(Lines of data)
__________________________________________________

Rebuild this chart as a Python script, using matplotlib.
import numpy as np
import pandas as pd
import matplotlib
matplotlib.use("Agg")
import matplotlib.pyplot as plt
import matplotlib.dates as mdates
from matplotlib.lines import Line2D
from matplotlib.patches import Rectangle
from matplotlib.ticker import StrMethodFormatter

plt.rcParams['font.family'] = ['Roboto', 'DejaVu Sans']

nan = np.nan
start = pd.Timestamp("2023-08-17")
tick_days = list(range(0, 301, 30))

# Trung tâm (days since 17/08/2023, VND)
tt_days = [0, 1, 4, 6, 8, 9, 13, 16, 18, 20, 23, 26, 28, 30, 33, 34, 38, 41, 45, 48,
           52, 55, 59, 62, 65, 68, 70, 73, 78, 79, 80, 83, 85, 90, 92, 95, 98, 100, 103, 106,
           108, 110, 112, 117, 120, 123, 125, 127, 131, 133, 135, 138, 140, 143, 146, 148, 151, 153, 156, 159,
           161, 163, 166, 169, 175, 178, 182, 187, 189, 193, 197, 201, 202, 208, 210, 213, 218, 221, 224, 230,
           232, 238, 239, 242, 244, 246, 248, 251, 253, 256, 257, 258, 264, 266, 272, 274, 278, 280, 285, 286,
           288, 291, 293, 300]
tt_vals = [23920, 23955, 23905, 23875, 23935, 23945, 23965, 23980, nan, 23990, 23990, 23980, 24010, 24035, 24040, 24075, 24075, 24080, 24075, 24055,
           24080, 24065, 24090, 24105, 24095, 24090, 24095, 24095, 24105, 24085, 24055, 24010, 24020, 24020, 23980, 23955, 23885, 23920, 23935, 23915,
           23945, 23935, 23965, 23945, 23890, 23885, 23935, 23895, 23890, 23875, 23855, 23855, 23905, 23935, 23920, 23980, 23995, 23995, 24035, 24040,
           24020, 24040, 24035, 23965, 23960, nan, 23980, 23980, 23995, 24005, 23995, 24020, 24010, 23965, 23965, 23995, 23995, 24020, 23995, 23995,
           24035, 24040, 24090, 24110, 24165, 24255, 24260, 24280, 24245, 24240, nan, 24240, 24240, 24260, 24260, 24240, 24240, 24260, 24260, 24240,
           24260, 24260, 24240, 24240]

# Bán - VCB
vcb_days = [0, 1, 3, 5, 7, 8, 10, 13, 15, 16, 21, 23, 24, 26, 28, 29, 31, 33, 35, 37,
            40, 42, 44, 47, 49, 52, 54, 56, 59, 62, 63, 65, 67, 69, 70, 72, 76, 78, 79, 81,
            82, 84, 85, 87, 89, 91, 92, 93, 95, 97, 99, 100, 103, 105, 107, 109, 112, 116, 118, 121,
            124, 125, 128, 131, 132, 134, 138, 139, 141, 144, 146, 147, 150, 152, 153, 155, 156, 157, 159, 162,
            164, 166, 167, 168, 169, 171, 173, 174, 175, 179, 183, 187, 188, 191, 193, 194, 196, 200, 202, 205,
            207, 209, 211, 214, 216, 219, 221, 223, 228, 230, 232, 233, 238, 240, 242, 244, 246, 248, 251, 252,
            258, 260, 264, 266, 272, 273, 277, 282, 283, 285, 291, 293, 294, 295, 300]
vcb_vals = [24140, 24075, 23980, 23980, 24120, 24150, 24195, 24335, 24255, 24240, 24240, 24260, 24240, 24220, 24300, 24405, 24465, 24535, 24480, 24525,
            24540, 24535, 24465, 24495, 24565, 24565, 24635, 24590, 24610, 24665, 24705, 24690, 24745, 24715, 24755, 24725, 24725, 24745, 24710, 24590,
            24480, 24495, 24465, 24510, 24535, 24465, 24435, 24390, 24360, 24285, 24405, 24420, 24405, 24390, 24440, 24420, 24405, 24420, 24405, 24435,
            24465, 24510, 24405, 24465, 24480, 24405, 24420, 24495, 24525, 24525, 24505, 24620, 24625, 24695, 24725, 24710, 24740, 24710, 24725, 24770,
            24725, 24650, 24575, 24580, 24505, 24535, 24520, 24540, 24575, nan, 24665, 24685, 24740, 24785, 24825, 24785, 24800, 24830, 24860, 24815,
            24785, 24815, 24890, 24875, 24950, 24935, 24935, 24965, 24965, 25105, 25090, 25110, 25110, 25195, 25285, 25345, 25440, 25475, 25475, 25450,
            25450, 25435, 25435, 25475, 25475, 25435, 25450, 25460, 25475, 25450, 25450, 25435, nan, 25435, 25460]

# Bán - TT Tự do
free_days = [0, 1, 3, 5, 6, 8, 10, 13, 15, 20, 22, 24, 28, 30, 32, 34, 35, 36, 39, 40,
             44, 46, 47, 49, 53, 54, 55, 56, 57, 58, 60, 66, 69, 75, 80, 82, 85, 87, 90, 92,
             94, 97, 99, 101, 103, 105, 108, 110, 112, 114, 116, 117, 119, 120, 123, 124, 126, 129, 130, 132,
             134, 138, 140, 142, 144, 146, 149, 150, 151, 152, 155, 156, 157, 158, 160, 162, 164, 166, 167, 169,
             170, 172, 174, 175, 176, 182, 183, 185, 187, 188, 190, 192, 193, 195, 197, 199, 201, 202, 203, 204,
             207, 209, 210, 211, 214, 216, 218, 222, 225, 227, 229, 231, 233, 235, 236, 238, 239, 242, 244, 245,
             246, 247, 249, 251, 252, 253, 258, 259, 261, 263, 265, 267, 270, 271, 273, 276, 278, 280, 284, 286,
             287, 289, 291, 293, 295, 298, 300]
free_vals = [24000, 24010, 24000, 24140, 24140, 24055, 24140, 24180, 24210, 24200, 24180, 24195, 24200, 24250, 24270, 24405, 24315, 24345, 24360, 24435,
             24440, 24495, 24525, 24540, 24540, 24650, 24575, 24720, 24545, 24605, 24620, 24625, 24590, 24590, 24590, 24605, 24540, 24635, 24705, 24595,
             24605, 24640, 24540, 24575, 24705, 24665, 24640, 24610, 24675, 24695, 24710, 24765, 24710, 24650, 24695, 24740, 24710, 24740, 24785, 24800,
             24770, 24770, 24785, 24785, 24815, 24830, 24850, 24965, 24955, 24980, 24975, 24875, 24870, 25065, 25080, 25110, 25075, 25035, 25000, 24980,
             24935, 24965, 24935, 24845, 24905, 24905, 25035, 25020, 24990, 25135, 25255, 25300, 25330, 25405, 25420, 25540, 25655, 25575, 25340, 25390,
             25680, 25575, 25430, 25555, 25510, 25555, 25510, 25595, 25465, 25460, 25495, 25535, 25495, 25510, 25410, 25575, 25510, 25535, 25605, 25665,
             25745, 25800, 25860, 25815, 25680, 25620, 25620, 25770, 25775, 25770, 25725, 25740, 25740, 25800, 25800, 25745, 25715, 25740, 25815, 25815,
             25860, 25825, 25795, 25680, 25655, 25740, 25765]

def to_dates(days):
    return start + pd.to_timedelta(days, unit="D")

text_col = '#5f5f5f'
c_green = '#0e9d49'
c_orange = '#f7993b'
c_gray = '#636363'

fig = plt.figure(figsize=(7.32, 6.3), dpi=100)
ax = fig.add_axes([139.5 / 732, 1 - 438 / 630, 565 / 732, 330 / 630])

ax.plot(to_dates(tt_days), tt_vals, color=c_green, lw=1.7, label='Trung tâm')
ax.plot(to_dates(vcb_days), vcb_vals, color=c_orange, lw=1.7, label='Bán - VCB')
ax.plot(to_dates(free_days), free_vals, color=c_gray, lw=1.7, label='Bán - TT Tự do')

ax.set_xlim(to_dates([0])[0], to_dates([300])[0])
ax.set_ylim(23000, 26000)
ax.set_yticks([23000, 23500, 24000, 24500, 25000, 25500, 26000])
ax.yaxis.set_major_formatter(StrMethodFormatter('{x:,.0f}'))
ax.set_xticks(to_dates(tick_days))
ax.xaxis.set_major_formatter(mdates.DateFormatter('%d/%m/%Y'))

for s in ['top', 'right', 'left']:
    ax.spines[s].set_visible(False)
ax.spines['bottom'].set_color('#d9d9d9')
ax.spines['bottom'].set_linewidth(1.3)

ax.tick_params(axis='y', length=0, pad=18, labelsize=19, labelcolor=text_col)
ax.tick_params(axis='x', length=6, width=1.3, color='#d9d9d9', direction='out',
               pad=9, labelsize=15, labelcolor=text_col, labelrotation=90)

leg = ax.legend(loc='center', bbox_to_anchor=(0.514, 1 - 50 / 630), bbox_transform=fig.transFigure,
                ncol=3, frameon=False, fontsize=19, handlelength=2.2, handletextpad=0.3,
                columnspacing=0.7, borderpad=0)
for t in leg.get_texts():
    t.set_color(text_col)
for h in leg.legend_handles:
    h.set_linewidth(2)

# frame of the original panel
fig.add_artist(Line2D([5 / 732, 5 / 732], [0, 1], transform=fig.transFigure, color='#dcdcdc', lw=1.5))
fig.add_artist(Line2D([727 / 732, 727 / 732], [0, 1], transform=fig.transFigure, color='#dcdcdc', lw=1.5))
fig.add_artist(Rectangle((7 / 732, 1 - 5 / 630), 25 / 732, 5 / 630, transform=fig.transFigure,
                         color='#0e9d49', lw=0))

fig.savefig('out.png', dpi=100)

__________________________________________________

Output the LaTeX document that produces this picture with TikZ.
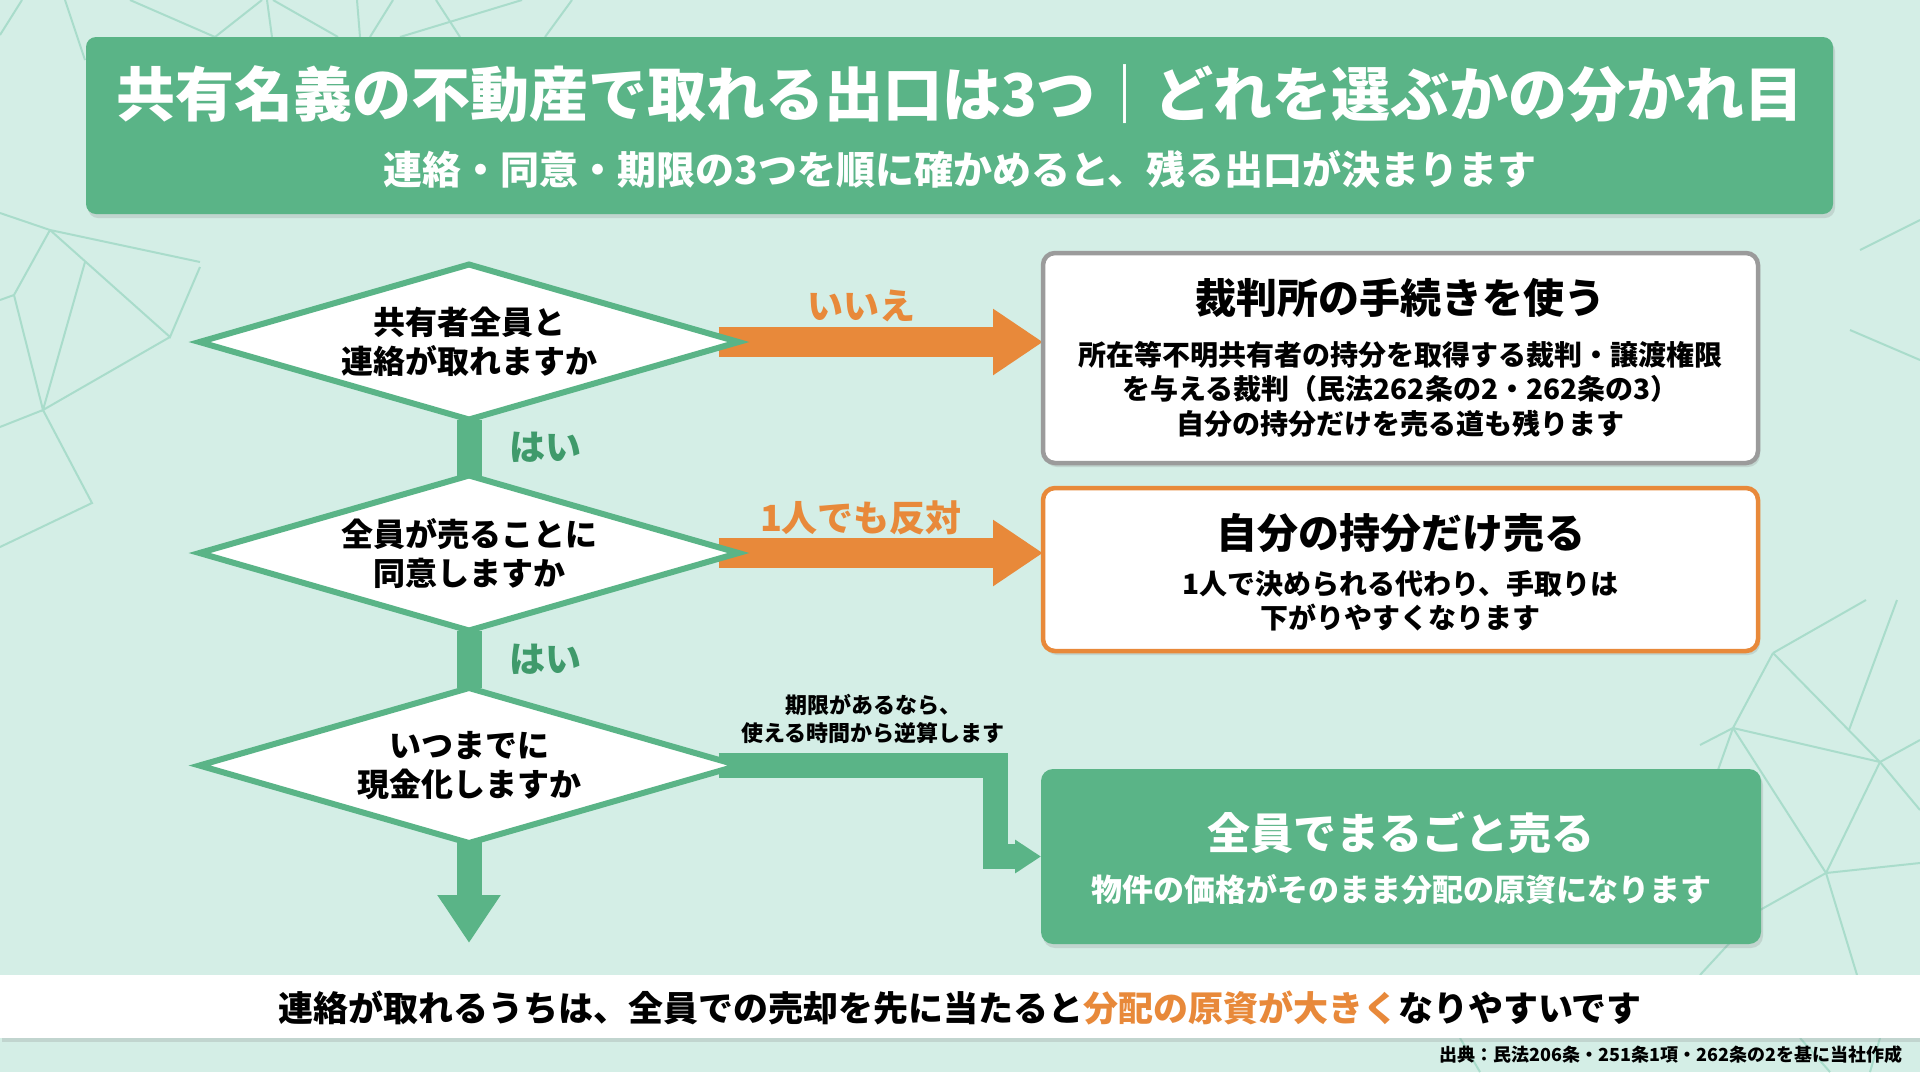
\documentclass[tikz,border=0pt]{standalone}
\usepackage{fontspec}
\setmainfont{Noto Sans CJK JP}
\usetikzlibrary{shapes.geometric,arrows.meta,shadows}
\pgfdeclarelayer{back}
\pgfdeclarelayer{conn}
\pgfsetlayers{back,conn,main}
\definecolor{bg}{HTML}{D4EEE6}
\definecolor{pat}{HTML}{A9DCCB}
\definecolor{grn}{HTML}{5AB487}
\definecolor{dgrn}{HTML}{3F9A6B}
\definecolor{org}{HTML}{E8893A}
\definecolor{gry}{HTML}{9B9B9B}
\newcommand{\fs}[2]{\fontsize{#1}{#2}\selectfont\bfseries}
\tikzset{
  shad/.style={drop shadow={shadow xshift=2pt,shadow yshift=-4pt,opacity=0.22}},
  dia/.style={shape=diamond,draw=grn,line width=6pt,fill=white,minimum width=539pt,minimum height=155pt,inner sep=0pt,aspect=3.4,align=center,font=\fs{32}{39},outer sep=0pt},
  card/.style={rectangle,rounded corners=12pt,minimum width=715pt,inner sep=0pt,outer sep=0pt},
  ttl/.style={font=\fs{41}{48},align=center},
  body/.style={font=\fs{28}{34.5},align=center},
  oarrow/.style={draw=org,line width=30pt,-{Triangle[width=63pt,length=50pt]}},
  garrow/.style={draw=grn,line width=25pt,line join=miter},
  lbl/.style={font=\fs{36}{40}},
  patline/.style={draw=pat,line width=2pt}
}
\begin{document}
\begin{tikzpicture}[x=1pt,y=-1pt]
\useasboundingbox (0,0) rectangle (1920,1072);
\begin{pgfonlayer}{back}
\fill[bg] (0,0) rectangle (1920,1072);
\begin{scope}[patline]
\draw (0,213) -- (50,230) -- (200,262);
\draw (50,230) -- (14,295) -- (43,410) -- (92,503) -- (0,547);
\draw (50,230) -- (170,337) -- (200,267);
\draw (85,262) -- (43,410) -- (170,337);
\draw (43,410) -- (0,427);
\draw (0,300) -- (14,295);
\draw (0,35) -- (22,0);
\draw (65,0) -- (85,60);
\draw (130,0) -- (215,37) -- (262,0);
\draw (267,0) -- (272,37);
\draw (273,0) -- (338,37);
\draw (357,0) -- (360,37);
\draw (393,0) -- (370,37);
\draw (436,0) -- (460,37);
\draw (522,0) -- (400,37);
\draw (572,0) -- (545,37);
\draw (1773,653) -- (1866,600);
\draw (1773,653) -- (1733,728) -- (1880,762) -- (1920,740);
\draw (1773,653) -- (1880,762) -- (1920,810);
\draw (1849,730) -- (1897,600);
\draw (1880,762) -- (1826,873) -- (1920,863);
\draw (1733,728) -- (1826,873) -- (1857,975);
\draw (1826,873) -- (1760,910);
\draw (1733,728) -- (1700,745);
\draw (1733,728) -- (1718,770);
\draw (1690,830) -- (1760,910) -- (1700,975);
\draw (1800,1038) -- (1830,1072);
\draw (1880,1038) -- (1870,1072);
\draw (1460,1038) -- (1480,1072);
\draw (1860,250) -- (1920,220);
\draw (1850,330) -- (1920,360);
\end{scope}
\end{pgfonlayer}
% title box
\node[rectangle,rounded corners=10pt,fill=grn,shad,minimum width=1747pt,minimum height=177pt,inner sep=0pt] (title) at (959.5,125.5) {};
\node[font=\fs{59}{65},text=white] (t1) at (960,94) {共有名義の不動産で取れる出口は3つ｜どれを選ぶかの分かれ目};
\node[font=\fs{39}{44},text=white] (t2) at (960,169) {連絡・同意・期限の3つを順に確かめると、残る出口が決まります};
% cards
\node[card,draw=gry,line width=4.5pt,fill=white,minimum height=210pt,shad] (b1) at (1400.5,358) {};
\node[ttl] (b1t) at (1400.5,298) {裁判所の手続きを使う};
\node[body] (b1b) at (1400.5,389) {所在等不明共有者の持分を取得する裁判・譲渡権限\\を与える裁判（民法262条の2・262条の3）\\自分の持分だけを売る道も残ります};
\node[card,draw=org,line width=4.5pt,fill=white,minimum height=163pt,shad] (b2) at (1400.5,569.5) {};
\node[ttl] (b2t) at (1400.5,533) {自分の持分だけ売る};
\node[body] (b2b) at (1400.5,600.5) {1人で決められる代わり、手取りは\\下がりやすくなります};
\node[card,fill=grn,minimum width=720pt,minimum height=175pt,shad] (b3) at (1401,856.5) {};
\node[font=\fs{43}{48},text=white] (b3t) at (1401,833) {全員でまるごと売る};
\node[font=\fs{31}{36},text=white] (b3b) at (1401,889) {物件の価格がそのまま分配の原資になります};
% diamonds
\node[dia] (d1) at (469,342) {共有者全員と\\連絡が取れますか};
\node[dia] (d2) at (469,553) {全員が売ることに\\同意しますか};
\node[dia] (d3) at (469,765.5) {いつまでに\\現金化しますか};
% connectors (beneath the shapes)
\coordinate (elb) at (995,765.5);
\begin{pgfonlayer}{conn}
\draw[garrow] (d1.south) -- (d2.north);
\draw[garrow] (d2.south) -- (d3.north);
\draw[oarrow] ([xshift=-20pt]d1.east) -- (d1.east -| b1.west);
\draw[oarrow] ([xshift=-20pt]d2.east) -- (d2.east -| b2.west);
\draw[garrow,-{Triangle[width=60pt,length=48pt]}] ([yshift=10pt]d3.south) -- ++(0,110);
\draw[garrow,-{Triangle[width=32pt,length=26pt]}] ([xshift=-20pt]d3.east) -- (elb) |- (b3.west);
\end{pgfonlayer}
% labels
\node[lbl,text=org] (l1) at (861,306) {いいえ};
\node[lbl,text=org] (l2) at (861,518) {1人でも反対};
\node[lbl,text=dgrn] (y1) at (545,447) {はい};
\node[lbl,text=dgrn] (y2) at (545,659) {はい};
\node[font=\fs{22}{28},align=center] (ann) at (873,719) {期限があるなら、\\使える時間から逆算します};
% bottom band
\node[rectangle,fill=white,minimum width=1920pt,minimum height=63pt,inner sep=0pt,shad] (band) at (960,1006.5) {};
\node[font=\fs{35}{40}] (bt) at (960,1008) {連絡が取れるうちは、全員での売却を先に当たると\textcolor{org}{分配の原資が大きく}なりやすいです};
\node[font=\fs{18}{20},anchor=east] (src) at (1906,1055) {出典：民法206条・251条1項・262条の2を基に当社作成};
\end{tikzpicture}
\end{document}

__________________________________________________

Every line of the listing that holds "matplotlib" is to be counted; give only the resulting number.

**SOLUTION:**
8